--- Data provided ---
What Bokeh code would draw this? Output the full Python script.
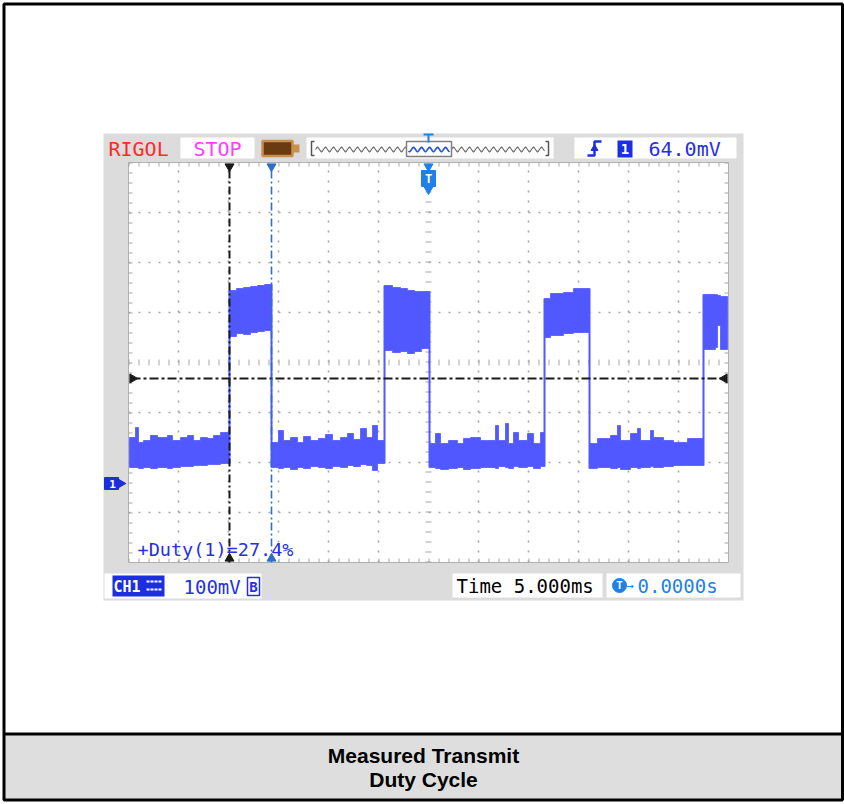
import numpy as np
from bokeh.plotting import figure
from bokeh.models import Range1d
from bokeh.core.properties import value
from bokeh.embed import file_html
from bokeh.resources import INLINE

# ---------------- values ----------------
TIME_DIV_MS = 5.0          # "Time 5.000ms"
VOLT_DIV_MV = 100.0        # "100mV"
N_HDIV = 12
N_VDIV = 8
SCREEN_CENTER_MV = 242.0   # level of the middle graticule line (ground marker 2.42 div lower)
GROUND_MV = 0.0
TRIGGER_POS_MS = 0.0
REF_LEVEL_MV = 210.0       # horizontal dash-dot reference line
CURSOR_A_MS = -19.9        # black measurement cursor
CURSOR_B_MS = -15.7        # blue measurement cursor

# noisy PWM trace: start of each piece (ms), band top and band bottom (mV)
trace_t = [-29.9, -29.3, -29.0, -28.5, -27.8, -27.1, -26.1, -25.6, -24.8, -24.1, -23.5, -22.8, -22.1, -21.5, -20.8,
           -19.9, -19.2, -18.5, -17.8, -17.1, -16.4,
           -15.7, -15.0, -14.5, -13.8, -13.1, -12.5, -11.8, -11.0, -10.3, -9.6, -8.8, -8.1, -7.5, -6.8, -6.2, -5.6, -5.1,
           -4.4, -3.6, -2.8, -2.1, -1.4, -0.7,
           0.1, 0.7, 1.2, 2.0, 2.9, 3.5, 4.2, 5.2, 5.9, 6.7, 7.0, 7.7, 8.0, 8.5, 9.0, 9.9, 10.5, 11.2,
           11.6, 12.2, 13.5, 14.5,
           16.1, 16.9, 18.2, 18.9, 19.2, 20.2, 20.9, 21.2, 22.2, 22.5, 23.5, 24.5, 25.9,
           27.5, 28.7, 28.9, 29.2]
trace_top = [92, 112, 82, 86, 96, 92, 96, 86, 92, 96, 86, 92, 90, 96, 102,
             386, 390, 392, 394, 396, 398,
             82, 106, 86, 92, 82, 94, 86, 90, 98, 86, 92, 100, 88, 110, 92, 116, 86,
             396, 392, 390, 386, 384, 384,
             80, 100, 80, 86, 80, 90, 92, 86, 86, 116, 86, 120, 80, 102, 86, 100, 80, 102,
             370, 380, 382, 390,
             80, 90, 96, 116, 86, 100, 110, 86, 106, 92, 86, 82, 90,
             378, 378, 376, 374]
trace_bot = [32, 32, 30, 32, 30, 32, 30, 32, 34, 34, 36, 36, 38, 38, 40,
             294, 300, 298, 302, 304, 306,
             32, 30, 32, 28, 32, 30, 34, 32, 30, 34, 32, 36, 34, 38, 36, 26, 40,
             266, 262, 264, 260, 264, 270,
             32, 30, 28, 30, 32, 28, 30, 32, 32, 30, 34, 32, 30, 34, 32, 34, 30, 34,
             292, 296, 300, 302,
             30, 32, 30, 32, 28, 32, 30, 32, 34, 32, 34, 36, 36,
             268, 272, 316, 268]
TRACE_END_MS = 29.9
edge_t = [-19.9, -15.7, -4.4, 0.1, 11.6, 16.1, 27.5]

caption_lines = ["Measured Transmit", "Duty Cycle"]
duty_text = "+Duty(1)=27.4%"
trig_level_text = "64.0mV"
vdiv_text = "100mV"
tdiv_text = "Time 5.000ms"
tpos_text = "0.0000s"

# ---------------- page geometry (reference pixels) ----------------
X0, X1, Y0, Y1 = 0, 844, 0, 804
GL, GR, GT, GB = 128, 728, 162, 562            # graticule box
px_ms = (GR - GL) / (N_HDIV * TIME_DIV_MS)
px_mv = (GB - GT) / (N_VDIV * VOLT_DIV_MV)
t_lo = -N_HDIV / 2 * TIME_DIV_MS
t_hi = N_HDIV / 2 * TIME_DIV_MS
v_hi = SCREEN_CENTER_MV + N_VDIV / 2 * VOLT_DIV_MV
v_lo = SCREEN_CENTER_MV - N_VDIV / 2 * VOLT_DIV_MV

p = figure(width=X1 - X0, height=Y1 - Y0,
           x_range=Range1d(X0, X1), y_range=Range1d(Y1, Y0),
           x_axis_location=None, y_axis_location=None,
           toolbar_location=None, output_backend="svg", min_border=0,
           outline_line_color=None, background_fill_color="white", border_fill_color="white")
p.grid.visible = False
p.extra_x_ranges = {"t": Range1d(t_lo - (GL - X0) / px_ms, t_hi + (X1 - GR) / px_ms)}
p.extra_y_ranges = {"v": Range1d(v_lo - (Y1 - GB) / px_mv, v_hi + (GT - Y0) / px_mv)}

BLUE = "#2430E8"
TRACE = "#5158FF"
LBLUE = "#1E80E8"
MONO = value("DejaVu Sans Mono")


def box(l, r, t, b, fill=None, line=None, lw=1.0):
    p.quad(left=[l], right=[r], top=[t], bottom=[b],
           fill_color=fill, fill_alpha=1.0 if fill else 0.0,
           line_color=line, line_width=lw)


def txt(x, y, s, size, color, font=MONO, style="normal", align="left", xr="default", yr="default"):
    p.text(x=[x], y=[y], text=[s], text_font=font, text_font_size=size, text_font_style=style,
           text_color=color, text_align=align, text_baseline="middle",
           x_range_name=xr, y_range_name=yr)


# page frame and caption band
box(3.5, 842, 733.5, 799.5, fill="#DEDEDE")
p.segment(x0=[3.5], y0=[733.5], x1=[842], y1=[733.5], line_color="black", line_width=3)
box(3.5, 842, 3.5, 799.5, line="black", lw=3)
for i, s in enumerate(caption_lines):
    txt(423, 755 + 24 * i, s, "21px", "black", font=value("Liberation Sans"), style="bold", align="center")

# scope screen
box(103, 743, 133, 600, fill="#DCDCDC")
box(GL, GR, GT, GB, fill="white", line="#B0B0B0", lw=1)

# graticule (in time / voltage units)
gx = [t_lo + k * TIME_DIV_MS for k in range(1, N_HDIV) if k != N_HDIV // 2]
gy = [v_lo + k * VOLT_DIV_MV for k in range(1, N_VDIV) if k != N_VDIV // 2]
p.segment(x0=gx, y0=[v_lo] * len(gx), x1=gx, y1=[v_hi] * len(gx), x_range_name="t", y_range_name="v",
          line_color="#A6A6A6", line_width=1.6, line_dash="2 8")
p.segment(x0=[t_lo] * len(gy), y0=gy, x1=[t_hi] * len(gy), y1=gy, x_range_name="t", y_range_name="v",
          line_color="#A6A6A6", line_width=1.6, line_dash="2 8")
p.segment(x0=[t_lo], y0=[SCREEN_CENTER_MV], x1=[t_hi], y1=[SCREEN_CENTER_MV], x_range_name="t", y_range_name="v",
          line_color="#A6A6A6", line_width=6, line_dash="1 9")
p.segment(x0=[TRIGGER_POS_MS], y0=[v_lo], x1=[TRIGGER_POS_MS], y1=[v_hi], x_range_name="t", y_range_name="v",
          line_color="#A6A6A6", line_width=6, line_dash="1 9")
# edge ticks
p.segment(x0=[GL, GL, GL + 2, GR - 2], y0=[GT + 2, GB - 2, GT, GT],
          x1=[GR, GR, GL + 2, GR - 2], y1=[GT + 2, GB - 2, GB, GB],
          line_color="#A6A6A6", line_width=4, line_dash="1 9")

# waveform: one stepped band polygon built from the envelope data
lefts = np.array(trace_t, dtype=float)
rights = np.array(trace_t[1:] + [TRACE_END_MS], dtype=float)
top_x = np.column_stack([lefts, rights]).ravel()
top_y = np.repeat(np.array(trace_top, dtype=float), 2)
bot_y = np.repeat(np.array(trace_bot, dtype=float), 2)
p.patch(x=np.concatenate([top_x, top_x[::-1]]), y=np.concatenate([top_y, bot_y[::-1]]),
        x_range_name="t", y_range_name="v", fill_color=TRACE, line_color=TRACE, line_width=0.8)
idx = {t: i for i, t in enumerate(trace_t)}
edge_lo = [min(trace_bot[idx[t] - 1], trace_bot[idx[t]]) for t in edge_t]
edge_hi = [max(trace_top[idx[t] - 1], trace_top[idx[t]]) for t in edge_t]
p.segment(x0=edge_t, y0=edge_lo, x1=edge_t, y1=edge_hi, x_range_name="t", y_range_name="v",
          line_color=TRACE, line_width=2)

# reference level line
p.segment(x0=[t_lo + 0.3], y0=[REF_LEVEL_MV], x1=[t_hi - 0.3], y1=[REF_LEVEL_MV],
          x_range_name="t", y_range_name="v", line_color="#1A1A1A", line_width=2, line_dash="9 3 3 3")
p.scatter(x=[t_lo + 0.4], y=[REF_LEVEL_MV], marker="triangle", angle=-np.pi / 2, size=9,
          x_range_name="t", y_range_name="v", color="#1A1A1A")
p.scatter(x=[t_hi - 0.4], y=[REF_LEVEL_MV], marker="triangle", angle=np.pi / 2, size=9,
          x_range_name="t", y_range_name="v", color="#1A1A1A")

# measurement cursors
for tc, col, lw in ((CURSOR_A_MS, "#1A1A1A", 2), (CURSOR_B_MS, "#2E6FC8", 1.6)):
    p.segment(x0=[tc], y0=[v_lo], x1=[tc], y1=[v_hi], x_range_name="t", y_range_name="v",
              line_color=col, line_width=lw, line_dash="8 3 2 3")
    p.scatter(x=[tc], y=[GT + 4], marker="inverted_triangle", size=9, color=col, x_range_name="t")
    p.scatter(x=[tc], y=[GB - 4], marker="triangle", size=9, color=col, x_range_name="t")

# trigger position marker
p.scatter(x=[TRIGGER_POS_MS], y=[GT + 4], marker="inverted_triangle", size=9, color=LBLUE, x_range_name="t")
p.rect(x=[TRIGGER_POS_MS], y=[178], width=14, height=16, width_units="screen", height_units="screen",
       color=LBLUE, x_range_name="t")
p.scatter(x=[TRIGGER_POS_MS], y=[187], marker="inverted_triangle", size=12, color=LBLUE, x_range_name="t")
txt(TRIGGER_POS_MS, 178, "T", "12px", "white", style="bold", align="center", xr="t")

# channel-1 ground marker
p.rect(x=[111], y=[GROUND_MV], width=14, height=12, width_units="screen", height_units="screen",
       color="#1C2FE0", y_range_name="v")
p.scatter(x=[119], y=[GROUND_MV], marker="triangle", angle=-np.pi / 2, size=11, color="#1C2FE0", y_range_name="v")
txt(112, GROUND_MV, "1", "11px", "white", style="bold", align="center", yr="v")

# measurement readout
txt(137, 549, duty_text, "18.5px", BLUE)

# ---------------- top status bar ----------------
txt(108, 148, "RIGOL", "20px", "#FF2A2A")
box(180, 254, 137, 158, fill="white")
txt(217, 148, "STOP", "20px", "#FF3CFF", align="center")
box(262, 292, 140.5, 155.5, fill="#6A3A12", line="#C8914B", lw=2.5)
box(292, 299, 144, 152, fill="#C8914B")
box(306, 553, 137, 158, fill="white")
p.line(x=[314, 311, 311, 314], y=[141, 141, 155, 155], line_color="#555555", line_width=1.5)
p.line(x=[545, 548, 548, 545], y=[141, 141, 155, 155], line_color="#555555", line_width=1.5)
wave_unit = [0, -1.5, -2.5, -1.5, 0, 1.5, 2.5, 1.5]
wx = np.arange(315, 545)
wy = 149 + np.array(wave_unit * 40)[: len(wx)]
p.line(x=wx, y=wy, line_color="#707070", line_width=1.2)
box(406, 451, 141, 156, fill="white", line="#808080", lw=1.5)
sel = (wx >= 408) & (wx <= 449)
p.line(x=wx[sel], y=wy[sel], line_color="#2050E0", line_width=1.5)
p.segment(x0=[423, 428], y0=[134, 134], x1=[433, 428], y1=[134, 142], line_color=LBLUE, line_width=2)

box(574, 736, 137, 158, fill="white")
p.line(x=[587, 594, 594, 601], y=[155, 155, 141, 141], line_color="#1C2FE0", line_width=2.5)
p.scatter(x=[594], y=[148], marker="triangle", size=7, color="#1C2FE0")
box(617, 632, 140, 157, fill="#1C2FE0")
txt(624.5, 148.5, "1", "14px", "white", style="bold", align="center")
txt(648, 148, trig_level_text, "20px", BLUE)

# ---------------- bottom status bar ----------------
box(104, 261, 573, 598, fill="white")
box(112, 164, 575, 596, fill="#1C2FE0")
txt(113, 586, "CH1", "15px", "white", style="bold")
p.segment(x0=[146, 146], y0=[581, 589], x1=[162, 162], y1=[581, 589], line_color="white", line_width=2,
          line_dash="3 1")
txt(183, 586, vdiv_text, "19px", BLUE)
box(247, 259, 577, 595, fill="white", line=BLUE, lw=1.5)
txt(253, 586, "B", "14px", BLUE, style="bold", align="center")

box(452, 602, 573, 597, fill="white")
txt(456, 585, tdiv_text, "19px", "black")
box(606, 740, 573, 597, fill="white")
p.scatter(x=[619], y=[585], marker="circle", size=14, color=LBLUE)
txt(619, 585, "T", "11px", "white", style="bold", align="center")
txt(626, 585, "→", "12px", LBLUE)
txt(637, 585, tpos_text, "19px", LBLUE)

open("out.html", "w").write(file_html(p, INLINE))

--- Exercise aim ---
Quote, please, every line of the material above from its start through the line that has "CURSOR_B_MS = -15.7", reproducing the words exactly and dropping any images.

--- Result of the exercise ---
What Bokeh code would draw this? Output the full Python script.
import numpy as np
from bokeh.plotting import figure
from bokeh.models import Range1d
from bokeh.core.properties import value
from bokeh.embed import file_html
from bokeh.resources import INLINE

# ---------------- values ----------------
TIME_DIV_MS = 5.0          # "Time 5.000ms"
VOLT_DIV_MV = 100.0        # "100mV"
N_HDIV = 12
N_VDIV = 8
SCREEN_CENTER_MV = 242.0   # level of the middle graticule line (ground marker 2.42 div lower)
GROUND_MV = 0.0
TRIGGER_POS_MS = 0.0
REF_LEVEL_MV = 210.0       # horizontal dash-dot reference line
CURSOR_A_MS = -19.9        # black measurement cursor
CURSOR_B_MS = -15.7        # blue measurement cursor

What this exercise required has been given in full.